§ Input rows:
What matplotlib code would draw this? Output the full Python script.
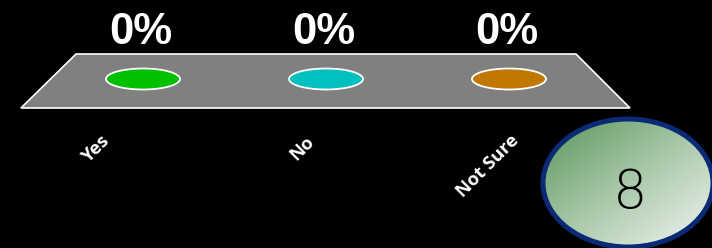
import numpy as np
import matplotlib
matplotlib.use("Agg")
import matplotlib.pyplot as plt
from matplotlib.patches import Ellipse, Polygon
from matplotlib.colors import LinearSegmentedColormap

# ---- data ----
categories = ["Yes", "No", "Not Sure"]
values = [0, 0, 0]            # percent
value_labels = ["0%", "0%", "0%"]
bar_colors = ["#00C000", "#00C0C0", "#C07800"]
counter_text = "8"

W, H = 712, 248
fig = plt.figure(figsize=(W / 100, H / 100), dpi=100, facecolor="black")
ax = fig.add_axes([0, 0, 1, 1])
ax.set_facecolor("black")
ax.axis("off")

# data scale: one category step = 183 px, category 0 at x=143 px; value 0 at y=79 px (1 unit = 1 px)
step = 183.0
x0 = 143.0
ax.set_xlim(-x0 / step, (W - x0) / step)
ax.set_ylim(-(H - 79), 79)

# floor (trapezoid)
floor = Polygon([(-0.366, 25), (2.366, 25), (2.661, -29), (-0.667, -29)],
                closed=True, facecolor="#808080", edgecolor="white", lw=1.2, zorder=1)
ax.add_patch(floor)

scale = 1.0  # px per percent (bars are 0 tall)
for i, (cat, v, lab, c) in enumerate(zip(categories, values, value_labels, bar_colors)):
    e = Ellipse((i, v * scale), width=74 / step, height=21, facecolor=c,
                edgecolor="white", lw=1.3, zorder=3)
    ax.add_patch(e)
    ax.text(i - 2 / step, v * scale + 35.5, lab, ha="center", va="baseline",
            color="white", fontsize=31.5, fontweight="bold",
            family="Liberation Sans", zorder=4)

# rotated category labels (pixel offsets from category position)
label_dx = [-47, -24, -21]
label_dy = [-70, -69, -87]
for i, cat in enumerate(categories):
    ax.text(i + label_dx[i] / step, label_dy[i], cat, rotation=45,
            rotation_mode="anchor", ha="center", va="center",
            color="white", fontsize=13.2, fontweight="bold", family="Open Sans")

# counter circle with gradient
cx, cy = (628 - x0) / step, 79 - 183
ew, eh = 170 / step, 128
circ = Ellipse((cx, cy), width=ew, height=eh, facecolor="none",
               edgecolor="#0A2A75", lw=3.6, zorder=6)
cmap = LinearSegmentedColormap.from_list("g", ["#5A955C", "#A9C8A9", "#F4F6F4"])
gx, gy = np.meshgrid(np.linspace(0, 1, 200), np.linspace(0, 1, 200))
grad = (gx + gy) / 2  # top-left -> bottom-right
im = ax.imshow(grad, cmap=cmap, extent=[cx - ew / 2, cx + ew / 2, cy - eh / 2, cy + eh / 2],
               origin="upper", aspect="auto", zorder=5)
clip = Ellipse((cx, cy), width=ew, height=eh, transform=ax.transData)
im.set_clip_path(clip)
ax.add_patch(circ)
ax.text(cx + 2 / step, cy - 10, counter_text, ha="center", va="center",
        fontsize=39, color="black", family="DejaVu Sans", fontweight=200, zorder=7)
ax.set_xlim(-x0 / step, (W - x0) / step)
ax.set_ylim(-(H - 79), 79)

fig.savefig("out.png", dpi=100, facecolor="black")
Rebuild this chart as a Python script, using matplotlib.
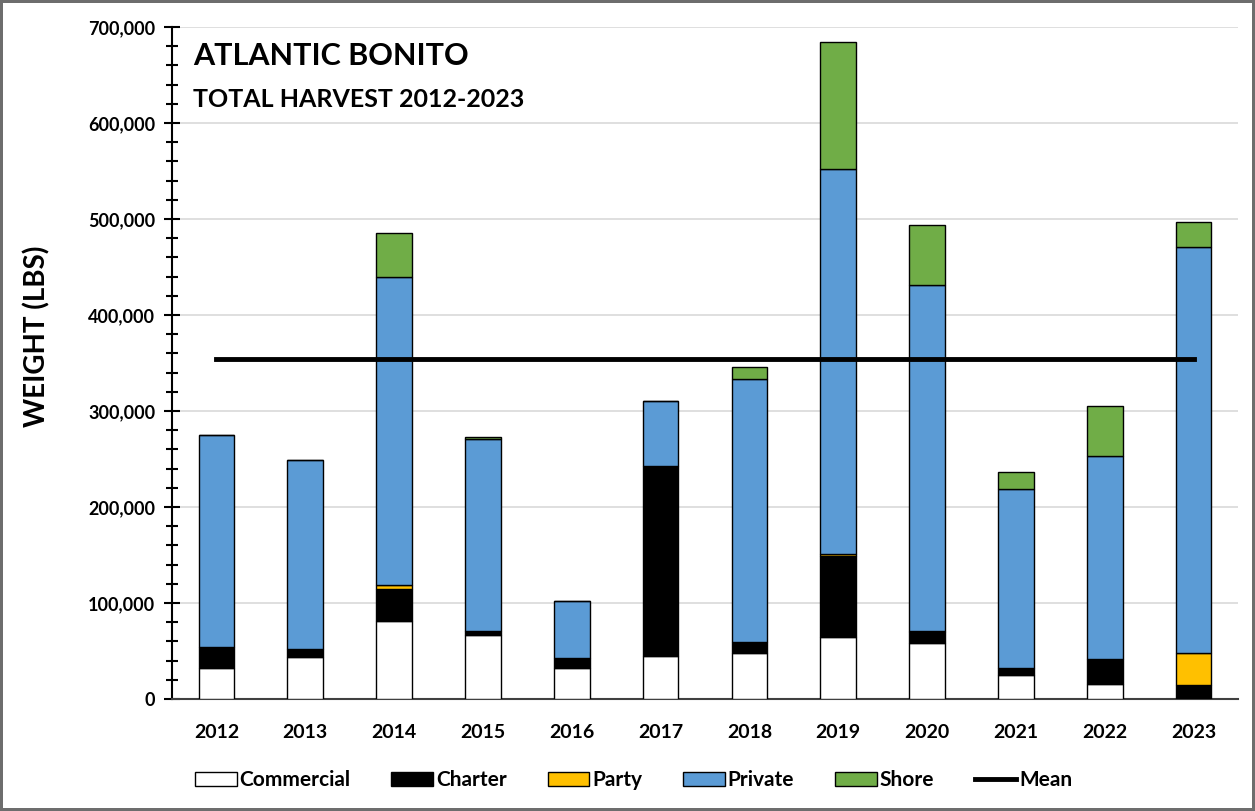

§ Task prompt:
Transcribe every line in the entries above, taking out only the images.

§ Answer to this problem:
What matplotlib code would draw this? Output the full Python script.
import numpy as np
import matplotlib
matplotlib.use("Agg")
import matplotlib.pyplot as plt
from matplotlib.patches import Ellipse, Polygon
from matplotlib.colors import LinearSegmentedColormap

# ---- data ----
categories = ["Yes", "No", "Not Sure"]
values = [0, 0, 0]            # percent
value_labels = ["0%", "0%", "0%"]
bar_colors = ["#00C000", "#00C0C0", "#C07800"]
counter_text = "8"

W, H = 712, 248
fig = plt.figure(figsize=(W / 100, H / 100), dpi=100, facecolor="black")
ax = fig.add_axes([0, 0, 1, 1])
ax.set_facecolor("black")
ax.axis("off")

# data scale: one category step = 183 px, category 0 at x=143 px; value 0 at y=79 px (1 unit = 1 px)
step = 183.0
x0 = 143.0
ax.set_xlim(-x0 / step, (W - x0) / step)
ax.set_ylim(-(H - 79), 79)

# floor (trapezoid)
floor = Polygon([(-0.366, 25), (2.366, 25), (2.661, -29), (-0.667, -29)],
                closed=True, facecolor="#808080", edgecolor="white", lw=1.2, zorder=1)
ax.add_patch(floor)

scale = 1.0  # px per percent (bars are 0 tall)
for i, (cat, v, lab, c) in enumerate(zip(categories, values, value_labels, bar_colors)):
    e = Ellipse((i, v * scale), width=74 / step, height=21, facecolor=c,
                edgecolor="white", lw=1.3, zorder=3)
    ax.add_patch(e)
    ax.text(i - 2 / step, v * scale + 35.5, lab, ha="center", va="baseline",
            color="white", fontsize=31.5, fontweight="bold",
            family="Liberation Sans", zorder=4)

# rotated category labels (pixel offsets from category position)
label_dx = [-47, -24, -21]
label_dy = [-70, -69, -87]
for i, cat in enumerate(categories):
    ax.text(i + label_dx[i] / step, label_dy[i], cat, rotation=45,
            rotation_mode="anchor", ha="center", va="center",
            color="white", fontsize=13.2, fontweight="bold", family="Open Sans")

# counter circle with gradient
cx, cy = (628 - x0) / step, 79 - 183
ew, eh = 170 / step, 128
circ = Ellipse((cx, cy), width=ew, height=eh, facecolor="none",
               edgecolor="#0A2A75", lw=3.6, zorder=6)
cmap = LinearSegmentedColormap.from_list("g", ["#5A955C", "#A9C8A9", "#F4F6F4"])
gx, gy = np.meshgrid(np.linspace(0, 1, 200), np.linspace(0, 1, 200))
grad = (gx + gy) / 2  # top-left -> bottom-right
im = ax.imshow(grad, cmap=cmap, extent=[cx - ew / 2, cx + ew / 2, cy - eh / 2, cy + eh / 2],
               origin="upper", aspect="auto", zorder=5)
clip = Ellipse((cx, cy), width=ew, height=eh, transform=ax.transData)
im.set_clip_path(clip)
ax.add_patch(circ)
ax.text(cx + 2 / step, cy - 10, counter_text, ha="center", va="center",
        fontsize=39, color="black", family="DejaVu Sans", fontweight=200, zorder=7)
ax.set_xlim(-x0 / step, (W - x0) / step)
ax.set_ylim(-(H - 79), 79)

fig.savefig("out.png", dpi=100, facecolor="black")
Rebuild this chart as a Python script, using matplotlib.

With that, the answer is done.